Peranema

Peranema
Peranema sp.
Scientific classification Edit this classification
Domain: Eukaryota
Phylum: Euglenozoa
Class: Euglenida
Order: Peranemida
Family: Peranemidae
Genus: Peranema
Dujardin, 1841
Species

See text

Peranema is a genus of free-living phagotrophic euglenids (Euglenida; Euglenozoa; Excavata). There are more than 20 nominal species, varying in size between 8 and 200 micrometers.[1] Peranema cells are gliding flagellates found in freshwater lakes, ponds and ditches, and are often abundant at the bottom of stagnant pools rich in decaying organic material.[2] Although they belong to the class Euglenoidea, and are morphologically similar to the green Euglena, Peranema have no chloroplasts, and do not conduct autotrophy. Instead, they capture live prey, such as yeast, bacteria and other flagellates, consuming them with the help of a rigid feeding apparatus called a "rod-organ." Unlike the green euglenids, they lack both an eyespot (stigma), and the paraflagellar body (photoreceptor) that is normally coupled with that organelle.[3] However, while Peranema lack a localized photoreceptor, they do possess the light-sensitive protein rhodopsin, and respond to changes in light with a characteristic "curling behaviour."[4]

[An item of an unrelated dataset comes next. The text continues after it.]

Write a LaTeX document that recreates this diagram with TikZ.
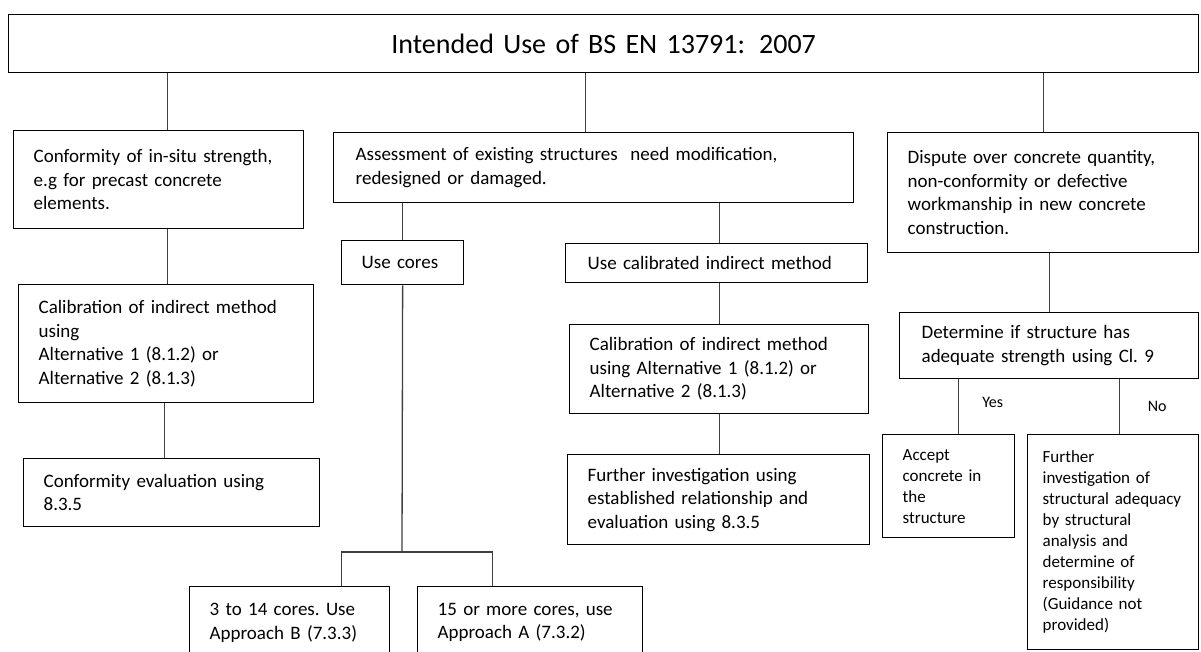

O.F. Müller's Vibrio strictus

The earliest record of a Peranema is in O.F. Müller's Animalcula Infusoria of 1786, which describes an "elongated linear" creature, "stretched out at the front." Müller named it Vibrio strictus, placing it among the "long-necked" infusoria, along with Lacrymaria olor and Dileptus.[5] The species Peranema trichophorum was seen and described in 1838 by C.G. Ehrenberg, who, like Müller before him, took the flagellum for a necklike extension of the body, and placed it in the ciliate genus Trachelius.[6] Peranema was correctly identified as a flagellate by Félix Dujardin, who created the genus in 1842, giving it the name Pyronema, for its pyriform (pear-shaped) body. However, because that name had already been applied to a genus of fungi, he amended the genus to Peranema, formed from the Greek πέρα (a leather purse or sack) and νήμα (a thread).[7] Unfortunately, this name had also been claimed earlier, for a genus of ferns first collected in Nepal. As a result, botanists, following the International Code of Botanical Nomenclature, customarily refer to the protist Peranema as Pseudoperanema; whereas protozoologists, following the International Code of Zoological Nomenclature, have continued to call the genus by the name Dujardin gave it.[8]

  1. ^ "Encyclopedia of Life".
  2. ^ Mast, SO (Mar–Apr 1912). "The reactions of the flagellate Peranema". Journal of Animal Behavior. 2 (2): 91–97. doi:10.1037/h0072097.
  3. ^ Brown, Virginius E. (1930). "The Cytology and Binary Fission of Peranema". Quarterly Journal of Microscopical Science. 2 (73): 6.
  4. ^ Saranak, Jureepan; Foster, Kenneth W. (2005). "Photoreceptor for Curling Behavior in Peranema trichophorum and Evolution of Eukaryotic Rhodopsins". Eukaryotic Cell. 4 (10): 1605–1612. doi:10.1128/EC.4.10.1605-1612.2005. PMC 1265905. PMID 16215167.
  5. ^ Müller, OF (1786). Animalcula Infusoria: Fluvia, Tilia et Marina. Hauniae, Typis N. Mölleri. pp. 71.
  6. ^ Saville-Kent, William (1882). A Manual of the Infusoria. Vol I. London: David Bogue.
  7. ^ Dujardin, Felix (1841). Histoire Naturelle des Zoophytes. Infusoires. Vol. I. Paris: Roret.
  8. ^ Patterson, David J.; Larsen, Jacob (January 1992). "A Perspective on Protistan Nomenclature". Journal of Eukaryotic Microbiology. 39 (1): 126. doi:10.1111/j.1550-7408.1992.tb01292.x.